**INPUT RECORDS**
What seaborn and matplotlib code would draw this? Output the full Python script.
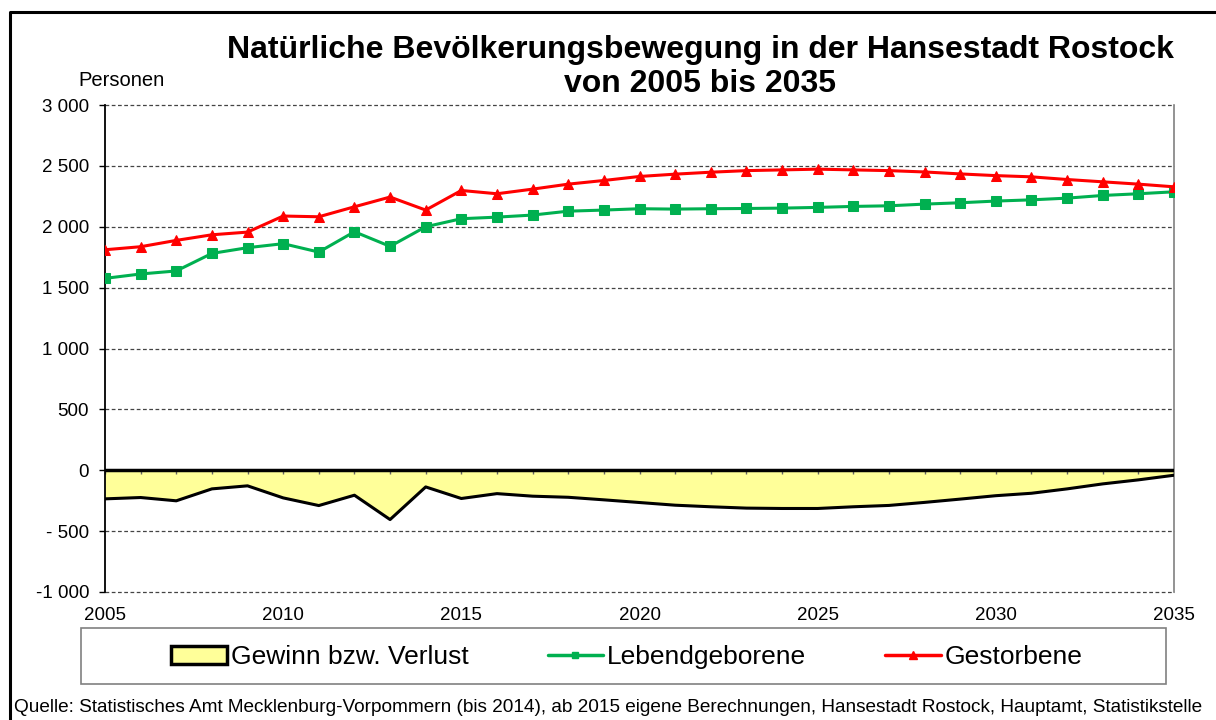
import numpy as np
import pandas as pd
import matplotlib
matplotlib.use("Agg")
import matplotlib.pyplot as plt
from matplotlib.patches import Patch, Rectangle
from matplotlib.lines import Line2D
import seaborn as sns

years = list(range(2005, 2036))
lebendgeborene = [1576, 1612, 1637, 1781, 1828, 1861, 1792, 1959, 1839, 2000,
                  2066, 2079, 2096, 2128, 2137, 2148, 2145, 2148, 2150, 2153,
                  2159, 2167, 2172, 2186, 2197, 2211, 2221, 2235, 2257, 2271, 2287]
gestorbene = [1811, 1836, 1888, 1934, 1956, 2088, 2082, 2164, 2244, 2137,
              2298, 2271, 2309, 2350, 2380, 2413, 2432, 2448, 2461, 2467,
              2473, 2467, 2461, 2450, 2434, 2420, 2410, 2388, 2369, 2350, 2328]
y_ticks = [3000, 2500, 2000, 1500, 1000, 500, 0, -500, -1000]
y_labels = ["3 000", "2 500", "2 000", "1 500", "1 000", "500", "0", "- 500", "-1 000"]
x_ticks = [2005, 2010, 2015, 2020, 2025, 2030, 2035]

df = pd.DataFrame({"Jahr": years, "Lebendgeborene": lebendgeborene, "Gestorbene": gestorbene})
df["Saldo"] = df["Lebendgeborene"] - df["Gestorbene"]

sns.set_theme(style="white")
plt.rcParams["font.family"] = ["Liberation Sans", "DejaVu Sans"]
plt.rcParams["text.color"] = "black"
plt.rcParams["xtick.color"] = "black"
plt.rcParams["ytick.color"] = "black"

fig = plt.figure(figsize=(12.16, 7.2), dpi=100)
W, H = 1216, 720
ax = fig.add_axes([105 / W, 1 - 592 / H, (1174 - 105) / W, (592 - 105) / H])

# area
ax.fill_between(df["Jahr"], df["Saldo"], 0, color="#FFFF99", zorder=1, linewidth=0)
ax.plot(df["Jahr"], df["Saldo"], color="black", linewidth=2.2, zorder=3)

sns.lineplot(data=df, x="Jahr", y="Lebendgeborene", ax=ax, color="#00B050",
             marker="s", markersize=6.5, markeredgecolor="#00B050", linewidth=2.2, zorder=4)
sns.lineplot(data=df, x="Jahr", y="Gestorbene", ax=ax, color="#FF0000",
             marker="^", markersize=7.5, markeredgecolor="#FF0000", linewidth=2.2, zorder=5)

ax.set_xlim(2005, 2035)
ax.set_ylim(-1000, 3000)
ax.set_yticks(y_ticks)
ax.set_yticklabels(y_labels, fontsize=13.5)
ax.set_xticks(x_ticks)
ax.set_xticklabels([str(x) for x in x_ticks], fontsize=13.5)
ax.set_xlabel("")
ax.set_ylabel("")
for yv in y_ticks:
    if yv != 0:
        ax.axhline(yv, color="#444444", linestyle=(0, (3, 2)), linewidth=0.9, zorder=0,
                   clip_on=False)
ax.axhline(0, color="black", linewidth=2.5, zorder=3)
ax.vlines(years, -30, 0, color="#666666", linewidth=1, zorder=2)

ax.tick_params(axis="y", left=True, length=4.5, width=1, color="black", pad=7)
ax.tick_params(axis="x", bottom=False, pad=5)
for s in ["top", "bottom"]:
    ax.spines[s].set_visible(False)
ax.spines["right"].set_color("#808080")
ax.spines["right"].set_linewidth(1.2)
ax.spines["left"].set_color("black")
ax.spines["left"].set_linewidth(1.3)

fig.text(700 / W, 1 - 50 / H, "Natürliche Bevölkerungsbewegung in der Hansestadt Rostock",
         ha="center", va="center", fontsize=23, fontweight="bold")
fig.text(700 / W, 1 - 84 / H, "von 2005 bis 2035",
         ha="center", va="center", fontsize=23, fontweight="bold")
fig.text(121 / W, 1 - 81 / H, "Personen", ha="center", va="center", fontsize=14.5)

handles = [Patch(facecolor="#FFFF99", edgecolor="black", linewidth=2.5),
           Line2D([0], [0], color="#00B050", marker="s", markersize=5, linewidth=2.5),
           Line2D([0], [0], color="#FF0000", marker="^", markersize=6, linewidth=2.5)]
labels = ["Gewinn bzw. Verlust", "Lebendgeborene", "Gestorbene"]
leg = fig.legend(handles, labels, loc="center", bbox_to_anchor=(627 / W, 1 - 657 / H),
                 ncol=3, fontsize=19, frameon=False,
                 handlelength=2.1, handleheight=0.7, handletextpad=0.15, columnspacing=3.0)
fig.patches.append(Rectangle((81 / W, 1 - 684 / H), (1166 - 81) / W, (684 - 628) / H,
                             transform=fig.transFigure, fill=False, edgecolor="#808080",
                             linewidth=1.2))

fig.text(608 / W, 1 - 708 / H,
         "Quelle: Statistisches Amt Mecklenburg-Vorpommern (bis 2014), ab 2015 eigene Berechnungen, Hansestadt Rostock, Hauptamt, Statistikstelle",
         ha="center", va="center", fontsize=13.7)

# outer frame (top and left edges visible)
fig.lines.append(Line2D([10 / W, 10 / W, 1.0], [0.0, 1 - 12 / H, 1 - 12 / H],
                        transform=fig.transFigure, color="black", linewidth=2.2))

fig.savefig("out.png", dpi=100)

* * *

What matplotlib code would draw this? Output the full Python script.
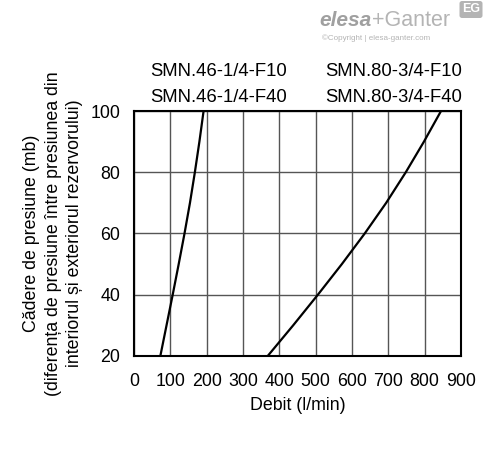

**EXERCISE INSTRUCTIONS**
Keep to the lines between the line with "What seaborn and" and the line with "import seaborn as sns", inclusive, and transcribe them without pictures.

**EXPECTED OUTPUT**
What seaborn and matplotlib code would draw this? Output the full Python script.
import numpy as np
import pandas as pd
import matplotlib
matplotlib.use("Agg")
import matplotlib.pyplot as plt
from matplotlib.patches import Patch, Rectangle
from matplotlib.lines import Line2D
import seaborn as sns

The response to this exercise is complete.